--- start ---
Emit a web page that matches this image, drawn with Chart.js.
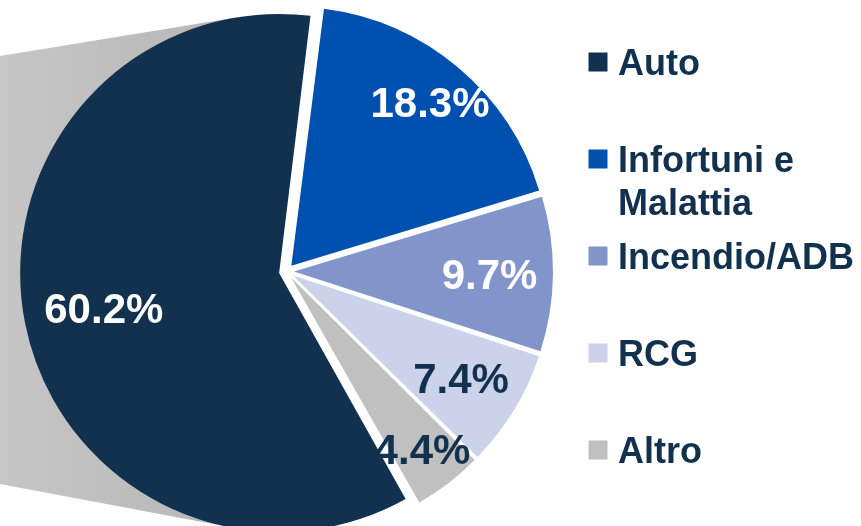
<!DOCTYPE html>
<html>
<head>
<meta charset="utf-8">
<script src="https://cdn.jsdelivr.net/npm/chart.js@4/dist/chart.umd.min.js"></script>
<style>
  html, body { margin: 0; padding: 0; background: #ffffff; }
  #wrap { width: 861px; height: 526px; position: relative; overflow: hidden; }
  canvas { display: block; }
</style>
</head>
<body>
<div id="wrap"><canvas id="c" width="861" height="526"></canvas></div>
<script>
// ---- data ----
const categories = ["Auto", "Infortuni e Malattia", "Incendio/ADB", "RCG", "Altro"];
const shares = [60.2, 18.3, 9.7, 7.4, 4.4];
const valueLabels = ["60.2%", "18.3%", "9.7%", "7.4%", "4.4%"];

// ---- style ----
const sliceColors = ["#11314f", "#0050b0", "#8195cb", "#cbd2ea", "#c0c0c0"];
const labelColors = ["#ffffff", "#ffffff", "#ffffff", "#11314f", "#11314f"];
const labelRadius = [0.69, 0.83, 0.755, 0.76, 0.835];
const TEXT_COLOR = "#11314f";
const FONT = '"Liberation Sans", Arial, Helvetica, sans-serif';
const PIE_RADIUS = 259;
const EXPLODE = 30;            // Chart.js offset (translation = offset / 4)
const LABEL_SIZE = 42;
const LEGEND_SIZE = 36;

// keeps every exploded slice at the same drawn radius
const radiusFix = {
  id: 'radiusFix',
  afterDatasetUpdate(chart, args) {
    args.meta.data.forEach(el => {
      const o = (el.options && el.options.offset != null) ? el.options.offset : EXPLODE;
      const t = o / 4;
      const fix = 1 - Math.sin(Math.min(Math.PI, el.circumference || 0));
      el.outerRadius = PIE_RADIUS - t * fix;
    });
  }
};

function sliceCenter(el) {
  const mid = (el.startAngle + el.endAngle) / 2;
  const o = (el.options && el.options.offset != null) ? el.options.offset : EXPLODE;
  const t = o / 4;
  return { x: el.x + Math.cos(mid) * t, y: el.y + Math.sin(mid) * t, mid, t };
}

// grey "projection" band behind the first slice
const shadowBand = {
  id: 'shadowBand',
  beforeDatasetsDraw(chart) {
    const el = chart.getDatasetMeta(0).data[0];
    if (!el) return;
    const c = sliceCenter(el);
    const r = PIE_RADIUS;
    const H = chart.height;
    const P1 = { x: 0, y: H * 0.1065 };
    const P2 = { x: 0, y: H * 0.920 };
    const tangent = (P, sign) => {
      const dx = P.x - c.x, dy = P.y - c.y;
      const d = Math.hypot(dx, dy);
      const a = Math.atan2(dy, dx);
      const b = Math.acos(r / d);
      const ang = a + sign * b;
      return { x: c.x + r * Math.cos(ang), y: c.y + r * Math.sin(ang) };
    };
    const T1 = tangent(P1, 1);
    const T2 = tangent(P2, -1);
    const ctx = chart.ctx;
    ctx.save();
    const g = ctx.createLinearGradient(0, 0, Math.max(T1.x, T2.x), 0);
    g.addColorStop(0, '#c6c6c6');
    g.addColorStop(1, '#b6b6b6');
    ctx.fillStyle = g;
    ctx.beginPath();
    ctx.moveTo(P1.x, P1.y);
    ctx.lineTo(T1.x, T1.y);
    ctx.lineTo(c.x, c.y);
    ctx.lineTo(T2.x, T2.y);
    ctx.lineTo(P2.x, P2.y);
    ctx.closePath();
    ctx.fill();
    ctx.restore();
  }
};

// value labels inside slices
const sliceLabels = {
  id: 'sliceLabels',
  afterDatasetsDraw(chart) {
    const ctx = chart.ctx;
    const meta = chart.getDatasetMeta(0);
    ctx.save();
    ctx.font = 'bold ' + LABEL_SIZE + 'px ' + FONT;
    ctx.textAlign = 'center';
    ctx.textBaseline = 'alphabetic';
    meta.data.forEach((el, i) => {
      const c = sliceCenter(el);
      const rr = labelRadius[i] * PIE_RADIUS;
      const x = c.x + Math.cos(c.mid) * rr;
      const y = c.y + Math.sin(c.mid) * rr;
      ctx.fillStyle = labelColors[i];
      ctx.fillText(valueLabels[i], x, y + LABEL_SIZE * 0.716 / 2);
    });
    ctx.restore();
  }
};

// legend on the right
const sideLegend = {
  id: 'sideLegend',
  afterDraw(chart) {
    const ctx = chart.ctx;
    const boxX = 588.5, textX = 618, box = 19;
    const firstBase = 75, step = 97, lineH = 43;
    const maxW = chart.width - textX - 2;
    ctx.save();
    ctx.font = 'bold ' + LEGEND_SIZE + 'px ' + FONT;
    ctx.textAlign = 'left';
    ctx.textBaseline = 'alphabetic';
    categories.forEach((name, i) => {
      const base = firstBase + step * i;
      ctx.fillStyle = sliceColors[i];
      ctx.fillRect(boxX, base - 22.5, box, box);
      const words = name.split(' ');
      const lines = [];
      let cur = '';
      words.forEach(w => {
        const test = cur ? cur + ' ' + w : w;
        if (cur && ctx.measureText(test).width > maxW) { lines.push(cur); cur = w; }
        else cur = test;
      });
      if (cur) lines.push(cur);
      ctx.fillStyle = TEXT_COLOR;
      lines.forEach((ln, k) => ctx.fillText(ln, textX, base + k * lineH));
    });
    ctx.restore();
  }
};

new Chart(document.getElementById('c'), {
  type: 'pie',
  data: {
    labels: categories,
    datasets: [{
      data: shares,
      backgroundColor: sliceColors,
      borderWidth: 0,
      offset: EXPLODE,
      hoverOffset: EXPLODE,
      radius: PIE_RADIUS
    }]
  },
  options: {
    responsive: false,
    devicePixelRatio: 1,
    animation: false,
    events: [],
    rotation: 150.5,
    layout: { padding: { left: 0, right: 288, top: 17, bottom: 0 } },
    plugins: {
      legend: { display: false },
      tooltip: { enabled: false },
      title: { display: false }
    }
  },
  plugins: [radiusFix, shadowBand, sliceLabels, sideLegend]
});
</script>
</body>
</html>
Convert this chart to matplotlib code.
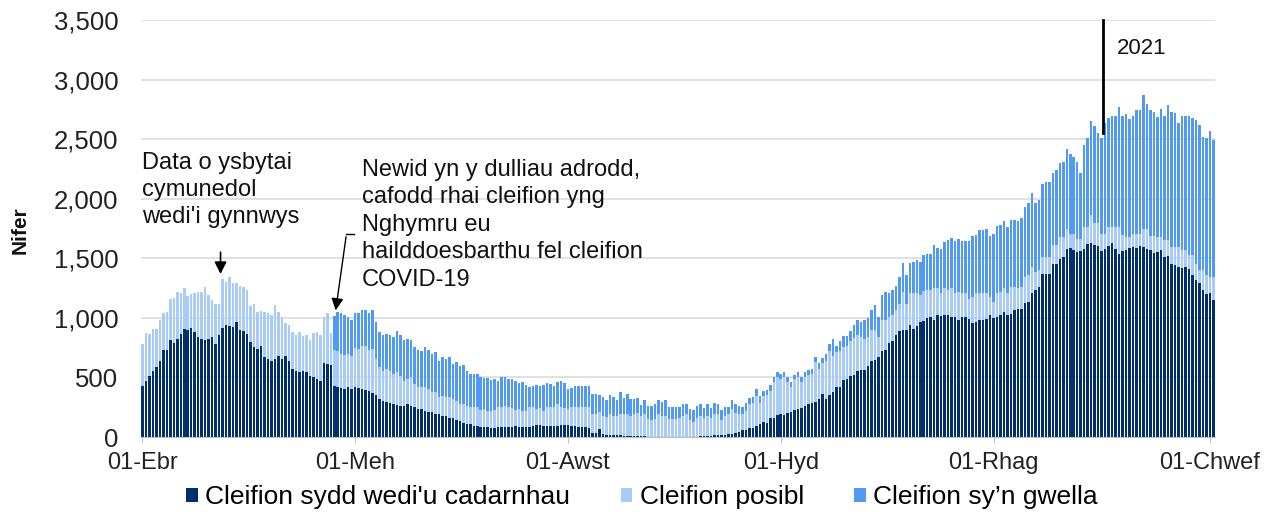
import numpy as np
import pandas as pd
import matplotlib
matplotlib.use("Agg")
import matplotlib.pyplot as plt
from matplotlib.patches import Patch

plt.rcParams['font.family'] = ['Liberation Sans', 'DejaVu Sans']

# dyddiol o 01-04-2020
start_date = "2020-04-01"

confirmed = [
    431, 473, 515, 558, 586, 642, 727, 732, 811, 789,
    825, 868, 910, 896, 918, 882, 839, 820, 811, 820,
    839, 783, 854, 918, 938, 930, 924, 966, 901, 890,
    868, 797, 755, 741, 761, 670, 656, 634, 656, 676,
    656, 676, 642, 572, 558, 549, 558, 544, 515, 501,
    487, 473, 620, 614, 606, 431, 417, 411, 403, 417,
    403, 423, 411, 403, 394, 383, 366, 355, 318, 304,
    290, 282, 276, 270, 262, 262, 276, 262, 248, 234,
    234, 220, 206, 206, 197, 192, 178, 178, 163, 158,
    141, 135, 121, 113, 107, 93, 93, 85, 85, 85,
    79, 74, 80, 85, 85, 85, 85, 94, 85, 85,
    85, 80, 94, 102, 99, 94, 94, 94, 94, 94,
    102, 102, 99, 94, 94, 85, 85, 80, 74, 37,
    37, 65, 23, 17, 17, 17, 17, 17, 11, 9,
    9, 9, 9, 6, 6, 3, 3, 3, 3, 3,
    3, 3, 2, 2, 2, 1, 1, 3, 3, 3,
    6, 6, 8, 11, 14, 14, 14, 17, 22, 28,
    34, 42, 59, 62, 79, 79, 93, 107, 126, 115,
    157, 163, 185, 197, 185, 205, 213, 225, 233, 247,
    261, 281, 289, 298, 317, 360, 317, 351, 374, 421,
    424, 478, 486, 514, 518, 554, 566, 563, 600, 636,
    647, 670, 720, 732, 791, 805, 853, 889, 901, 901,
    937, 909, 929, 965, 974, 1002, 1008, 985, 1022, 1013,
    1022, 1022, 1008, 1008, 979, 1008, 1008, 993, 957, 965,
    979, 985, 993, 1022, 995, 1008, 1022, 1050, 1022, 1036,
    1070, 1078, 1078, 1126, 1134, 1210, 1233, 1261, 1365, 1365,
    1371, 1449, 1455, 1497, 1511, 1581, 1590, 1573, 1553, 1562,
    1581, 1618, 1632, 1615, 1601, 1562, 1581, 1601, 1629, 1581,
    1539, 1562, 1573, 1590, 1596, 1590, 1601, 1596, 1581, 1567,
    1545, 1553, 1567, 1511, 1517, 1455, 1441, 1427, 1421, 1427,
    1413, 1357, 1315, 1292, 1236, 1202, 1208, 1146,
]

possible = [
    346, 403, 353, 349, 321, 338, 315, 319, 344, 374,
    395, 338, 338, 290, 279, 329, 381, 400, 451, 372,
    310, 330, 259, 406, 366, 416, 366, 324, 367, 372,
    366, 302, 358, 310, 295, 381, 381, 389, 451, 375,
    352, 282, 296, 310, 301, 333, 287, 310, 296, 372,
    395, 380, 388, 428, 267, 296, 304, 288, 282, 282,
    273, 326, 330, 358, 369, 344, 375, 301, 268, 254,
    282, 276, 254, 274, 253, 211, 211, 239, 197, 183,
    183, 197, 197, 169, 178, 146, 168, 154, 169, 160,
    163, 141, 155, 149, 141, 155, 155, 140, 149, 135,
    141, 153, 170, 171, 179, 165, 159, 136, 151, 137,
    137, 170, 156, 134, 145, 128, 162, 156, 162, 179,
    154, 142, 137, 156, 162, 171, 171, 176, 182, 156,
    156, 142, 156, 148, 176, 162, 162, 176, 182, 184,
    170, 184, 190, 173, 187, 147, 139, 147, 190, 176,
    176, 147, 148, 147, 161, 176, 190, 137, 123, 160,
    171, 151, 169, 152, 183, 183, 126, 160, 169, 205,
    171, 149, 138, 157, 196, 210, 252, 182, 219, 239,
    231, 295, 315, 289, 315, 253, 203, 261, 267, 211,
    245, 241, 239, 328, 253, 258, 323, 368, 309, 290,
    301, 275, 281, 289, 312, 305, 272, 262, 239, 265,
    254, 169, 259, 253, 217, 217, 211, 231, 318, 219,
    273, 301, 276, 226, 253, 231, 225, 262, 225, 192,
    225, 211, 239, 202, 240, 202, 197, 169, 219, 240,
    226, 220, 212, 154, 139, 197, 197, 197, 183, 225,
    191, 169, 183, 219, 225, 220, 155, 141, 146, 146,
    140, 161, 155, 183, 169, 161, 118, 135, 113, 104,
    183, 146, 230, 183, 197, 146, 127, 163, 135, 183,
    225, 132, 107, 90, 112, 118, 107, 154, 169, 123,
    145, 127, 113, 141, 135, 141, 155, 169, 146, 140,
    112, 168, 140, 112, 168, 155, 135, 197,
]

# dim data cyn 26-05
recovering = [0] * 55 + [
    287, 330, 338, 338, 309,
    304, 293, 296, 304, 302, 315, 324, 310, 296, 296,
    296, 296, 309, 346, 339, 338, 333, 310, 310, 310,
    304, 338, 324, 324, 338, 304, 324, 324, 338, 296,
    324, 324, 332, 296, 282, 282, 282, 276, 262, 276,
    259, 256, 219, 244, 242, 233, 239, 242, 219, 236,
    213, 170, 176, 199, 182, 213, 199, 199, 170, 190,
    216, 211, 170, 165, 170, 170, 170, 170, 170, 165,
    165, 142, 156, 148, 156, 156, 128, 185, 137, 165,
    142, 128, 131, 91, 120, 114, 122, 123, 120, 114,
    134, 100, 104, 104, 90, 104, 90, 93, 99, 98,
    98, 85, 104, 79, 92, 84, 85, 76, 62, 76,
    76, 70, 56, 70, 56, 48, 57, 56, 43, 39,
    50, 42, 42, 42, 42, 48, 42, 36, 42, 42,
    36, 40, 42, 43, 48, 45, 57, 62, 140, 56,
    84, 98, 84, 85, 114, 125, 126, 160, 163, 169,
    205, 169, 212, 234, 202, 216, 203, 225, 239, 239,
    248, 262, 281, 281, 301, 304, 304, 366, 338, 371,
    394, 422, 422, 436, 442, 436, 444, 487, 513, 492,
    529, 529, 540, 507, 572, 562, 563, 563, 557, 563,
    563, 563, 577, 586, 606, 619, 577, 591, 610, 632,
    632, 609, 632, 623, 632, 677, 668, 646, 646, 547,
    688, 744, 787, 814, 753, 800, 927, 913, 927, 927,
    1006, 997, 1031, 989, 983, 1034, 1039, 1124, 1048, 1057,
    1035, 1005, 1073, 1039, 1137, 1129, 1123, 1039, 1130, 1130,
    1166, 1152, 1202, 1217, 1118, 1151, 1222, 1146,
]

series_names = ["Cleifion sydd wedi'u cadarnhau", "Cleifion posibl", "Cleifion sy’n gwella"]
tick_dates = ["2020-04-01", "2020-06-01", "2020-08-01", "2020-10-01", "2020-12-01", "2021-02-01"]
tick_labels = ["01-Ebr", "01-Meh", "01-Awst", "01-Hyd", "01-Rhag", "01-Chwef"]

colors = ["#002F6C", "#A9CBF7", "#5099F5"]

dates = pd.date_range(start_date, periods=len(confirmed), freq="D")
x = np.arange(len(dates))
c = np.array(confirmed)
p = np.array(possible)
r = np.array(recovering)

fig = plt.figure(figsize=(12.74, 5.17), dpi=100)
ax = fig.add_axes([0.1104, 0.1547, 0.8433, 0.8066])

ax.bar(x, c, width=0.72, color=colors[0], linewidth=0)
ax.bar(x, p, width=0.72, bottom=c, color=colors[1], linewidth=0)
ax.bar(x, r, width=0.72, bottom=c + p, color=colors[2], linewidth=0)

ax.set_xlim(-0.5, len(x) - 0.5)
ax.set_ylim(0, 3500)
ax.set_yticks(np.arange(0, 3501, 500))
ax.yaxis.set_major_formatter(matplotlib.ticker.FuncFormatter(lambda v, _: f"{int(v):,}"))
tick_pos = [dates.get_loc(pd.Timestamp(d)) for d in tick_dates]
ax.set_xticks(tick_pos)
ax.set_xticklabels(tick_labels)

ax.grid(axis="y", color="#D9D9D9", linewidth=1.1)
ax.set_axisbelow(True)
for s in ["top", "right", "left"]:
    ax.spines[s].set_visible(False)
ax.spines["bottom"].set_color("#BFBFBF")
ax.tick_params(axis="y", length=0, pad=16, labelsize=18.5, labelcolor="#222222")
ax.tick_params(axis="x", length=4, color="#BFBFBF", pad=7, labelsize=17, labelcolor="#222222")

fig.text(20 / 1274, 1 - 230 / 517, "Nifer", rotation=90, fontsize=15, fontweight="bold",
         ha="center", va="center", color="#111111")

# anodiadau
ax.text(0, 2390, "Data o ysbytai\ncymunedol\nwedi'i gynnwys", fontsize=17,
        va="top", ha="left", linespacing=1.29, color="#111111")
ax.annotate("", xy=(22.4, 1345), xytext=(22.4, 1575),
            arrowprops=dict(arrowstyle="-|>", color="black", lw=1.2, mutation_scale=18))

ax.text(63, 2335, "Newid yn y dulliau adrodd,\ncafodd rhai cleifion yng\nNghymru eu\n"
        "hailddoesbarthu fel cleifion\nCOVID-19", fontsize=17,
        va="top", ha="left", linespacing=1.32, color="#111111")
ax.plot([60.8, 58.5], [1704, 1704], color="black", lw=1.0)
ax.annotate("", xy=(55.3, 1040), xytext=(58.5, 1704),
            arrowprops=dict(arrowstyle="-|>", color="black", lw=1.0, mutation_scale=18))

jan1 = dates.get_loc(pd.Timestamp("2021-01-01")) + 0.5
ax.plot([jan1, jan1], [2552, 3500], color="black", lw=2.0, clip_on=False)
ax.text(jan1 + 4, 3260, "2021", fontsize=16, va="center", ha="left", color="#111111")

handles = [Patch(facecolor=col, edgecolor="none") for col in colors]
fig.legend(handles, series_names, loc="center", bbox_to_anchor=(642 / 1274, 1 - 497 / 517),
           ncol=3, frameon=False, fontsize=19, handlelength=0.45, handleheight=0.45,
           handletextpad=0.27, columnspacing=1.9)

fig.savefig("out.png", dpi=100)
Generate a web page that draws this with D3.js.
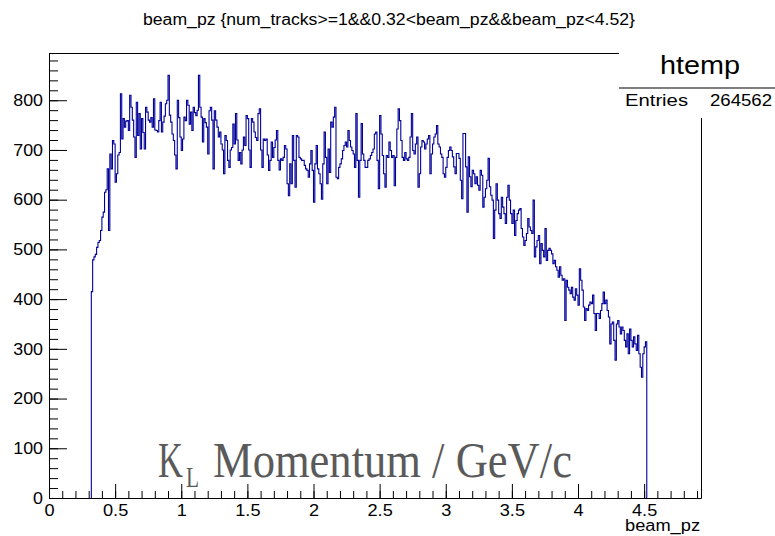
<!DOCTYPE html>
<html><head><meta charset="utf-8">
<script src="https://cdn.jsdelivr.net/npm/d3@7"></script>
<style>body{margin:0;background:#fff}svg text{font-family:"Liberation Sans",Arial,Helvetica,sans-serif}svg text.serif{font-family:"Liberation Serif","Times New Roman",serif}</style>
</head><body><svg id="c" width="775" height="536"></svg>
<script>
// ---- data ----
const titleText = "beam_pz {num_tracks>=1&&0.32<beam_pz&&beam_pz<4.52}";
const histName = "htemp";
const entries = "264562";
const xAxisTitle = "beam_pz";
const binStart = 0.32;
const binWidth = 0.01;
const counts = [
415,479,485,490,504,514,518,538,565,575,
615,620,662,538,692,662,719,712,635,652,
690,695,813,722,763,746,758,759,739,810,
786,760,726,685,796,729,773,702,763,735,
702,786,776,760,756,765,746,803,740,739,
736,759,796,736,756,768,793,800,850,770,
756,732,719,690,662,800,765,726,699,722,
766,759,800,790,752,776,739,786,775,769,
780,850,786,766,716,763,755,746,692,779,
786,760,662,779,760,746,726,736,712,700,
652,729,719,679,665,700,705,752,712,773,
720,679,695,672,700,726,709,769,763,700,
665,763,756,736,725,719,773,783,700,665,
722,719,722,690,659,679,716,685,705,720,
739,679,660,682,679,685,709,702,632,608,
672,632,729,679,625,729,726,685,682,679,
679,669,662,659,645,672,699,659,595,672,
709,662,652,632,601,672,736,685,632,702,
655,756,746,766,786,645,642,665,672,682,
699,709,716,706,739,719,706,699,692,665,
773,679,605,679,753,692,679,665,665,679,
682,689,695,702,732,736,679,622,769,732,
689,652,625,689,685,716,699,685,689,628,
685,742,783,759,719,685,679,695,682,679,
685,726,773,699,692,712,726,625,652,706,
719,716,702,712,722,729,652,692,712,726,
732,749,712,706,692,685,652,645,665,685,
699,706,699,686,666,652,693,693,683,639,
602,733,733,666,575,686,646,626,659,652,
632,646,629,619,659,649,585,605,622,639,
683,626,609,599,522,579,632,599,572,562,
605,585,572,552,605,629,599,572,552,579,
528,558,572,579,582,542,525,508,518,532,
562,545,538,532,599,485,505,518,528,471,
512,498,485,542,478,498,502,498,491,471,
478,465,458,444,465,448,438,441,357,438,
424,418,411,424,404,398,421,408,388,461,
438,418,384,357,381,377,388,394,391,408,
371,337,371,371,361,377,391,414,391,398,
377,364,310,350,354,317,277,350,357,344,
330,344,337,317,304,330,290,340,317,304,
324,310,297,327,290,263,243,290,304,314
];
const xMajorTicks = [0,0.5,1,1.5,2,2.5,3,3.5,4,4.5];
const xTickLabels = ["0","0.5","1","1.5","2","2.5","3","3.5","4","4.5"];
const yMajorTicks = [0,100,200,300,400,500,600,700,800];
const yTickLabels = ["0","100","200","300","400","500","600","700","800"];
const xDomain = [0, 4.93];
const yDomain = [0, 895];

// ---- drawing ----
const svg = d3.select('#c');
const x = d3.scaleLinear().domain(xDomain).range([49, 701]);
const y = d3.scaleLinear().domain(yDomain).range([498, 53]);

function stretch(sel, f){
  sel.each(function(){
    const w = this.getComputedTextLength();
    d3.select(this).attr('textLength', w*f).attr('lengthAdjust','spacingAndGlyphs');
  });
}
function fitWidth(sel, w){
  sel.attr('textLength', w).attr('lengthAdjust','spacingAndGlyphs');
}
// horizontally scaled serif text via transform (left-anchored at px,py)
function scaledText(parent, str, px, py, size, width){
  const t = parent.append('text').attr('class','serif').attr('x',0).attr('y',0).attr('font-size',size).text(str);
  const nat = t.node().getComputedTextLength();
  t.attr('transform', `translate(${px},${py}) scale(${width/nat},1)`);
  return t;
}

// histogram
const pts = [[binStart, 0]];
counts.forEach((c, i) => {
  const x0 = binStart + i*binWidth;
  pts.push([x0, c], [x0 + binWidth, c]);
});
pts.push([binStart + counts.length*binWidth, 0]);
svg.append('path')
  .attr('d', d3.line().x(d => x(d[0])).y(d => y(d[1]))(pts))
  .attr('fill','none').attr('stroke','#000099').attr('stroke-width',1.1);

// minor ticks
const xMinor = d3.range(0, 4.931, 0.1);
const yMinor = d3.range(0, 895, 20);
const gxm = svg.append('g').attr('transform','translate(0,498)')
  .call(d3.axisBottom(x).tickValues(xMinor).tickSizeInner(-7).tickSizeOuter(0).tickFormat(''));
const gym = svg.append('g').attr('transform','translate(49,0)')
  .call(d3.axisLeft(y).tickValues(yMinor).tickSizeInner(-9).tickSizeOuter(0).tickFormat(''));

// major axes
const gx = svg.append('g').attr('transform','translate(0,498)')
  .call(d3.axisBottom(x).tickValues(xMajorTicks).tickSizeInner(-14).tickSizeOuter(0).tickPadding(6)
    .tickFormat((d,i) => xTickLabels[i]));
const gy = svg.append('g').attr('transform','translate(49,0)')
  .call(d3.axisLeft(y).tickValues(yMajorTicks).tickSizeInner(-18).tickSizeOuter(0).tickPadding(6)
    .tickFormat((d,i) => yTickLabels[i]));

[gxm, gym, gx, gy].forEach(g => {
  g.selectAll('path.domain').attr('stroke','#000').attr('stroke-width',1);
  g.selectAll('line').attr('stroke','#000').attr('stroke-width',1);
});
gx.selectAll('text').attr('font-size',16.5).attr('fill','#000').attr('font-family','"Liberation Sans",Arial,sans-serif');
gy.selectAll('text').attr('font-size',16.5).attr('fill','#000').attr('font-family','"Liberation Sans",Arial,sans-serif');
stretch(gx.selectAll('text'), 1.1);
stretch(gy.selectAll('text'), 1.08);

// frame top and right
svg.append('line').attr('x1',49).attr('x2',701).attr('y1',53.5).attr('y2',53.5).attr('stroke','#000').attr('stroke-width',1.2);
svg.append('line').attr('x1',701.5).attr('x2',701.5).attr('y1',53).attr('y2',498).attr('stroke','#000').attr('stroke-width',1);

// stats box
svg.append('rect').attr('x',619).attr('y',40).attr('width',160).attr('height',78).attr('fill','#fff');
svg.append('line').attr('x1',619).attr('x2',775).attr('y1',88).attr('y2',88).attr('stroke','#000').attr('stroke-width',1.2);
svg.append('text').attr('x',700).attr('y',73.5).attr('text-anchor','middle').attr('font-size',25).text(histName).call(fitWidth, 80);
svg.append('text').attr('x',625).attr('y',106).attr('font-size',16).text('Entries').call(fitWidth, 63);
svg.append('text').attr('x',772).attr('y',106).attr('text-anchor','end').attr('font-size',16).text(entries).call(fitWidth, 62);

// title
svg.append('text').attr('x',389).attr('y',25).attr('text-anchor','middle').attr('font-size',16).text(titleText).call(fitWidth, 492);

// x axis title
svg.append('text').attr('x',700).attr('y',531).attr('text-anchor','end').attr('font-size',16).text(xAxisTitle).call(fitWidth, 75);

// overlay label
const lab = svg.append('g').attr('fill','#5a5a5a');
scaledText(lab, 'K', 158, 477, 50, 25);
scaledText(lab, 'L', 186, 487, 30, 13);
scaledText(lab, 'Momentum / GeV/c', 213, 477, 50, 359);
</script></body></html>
--- end ---
## AIM
Please extract exactly the lines of the data, from the first through the line containing "const LEGEND_SIZE = 36;", and add no pictures to the copy.

## TASK ANSWER
Emit a web page that matches this image, drawn with Chart.js.
<!DOCTYPE html>
<html>
<head>
<meta charset="utf-8">
<script src="https://cdn.jsdelivr.net/npm/chart.js@4/dist/chart.umd.min.js"></script>
<style>
  html, body { margin: 0; padding: 0; background: #ffffff; }
  #wrap { width: 861px; height: 526px; position: relative; overflow: hidden; }
  canvas { display: block; }
</style>
</head>
<body>
<div id="wrap"><canvas id="c" width="861" height="526"></canvas></div>
<script>
// ---- data ----
const categories = ["Auto", "Infortuni e Malattia", "Incendio/ADB", "RCG", "Altro"];
const shares = [60.2, 18.3, 9.7, 7.4, 4.4];
const valueLabels = ["60.2%", "18.3%", "9.7%", "7.4%", "4.4%"];

// ---- style ----
const sliceColors = ["#11314f", "#0050b0", "#8195cb", "#cbd2ea", "#c0c0c0"];
const labelColors = ["#ffffff", "#ffffff", "#ffffff", "#11314f", "#11314f"];
const labelRadius = [0.69, 0.83, 0.755, 0.76, 0.835];
const TEXT_COLOR = "#11314f";
const FONT = '"Liberation Sans", Arial, Helvetica, sans-serif';
const PIE_RADIUS = 259;
const EXPLODE = 30;            // Chart.js offset (translation = offset / 4)
const LABEL_SIZE = 42;
const LEGEND_SIZE = 36;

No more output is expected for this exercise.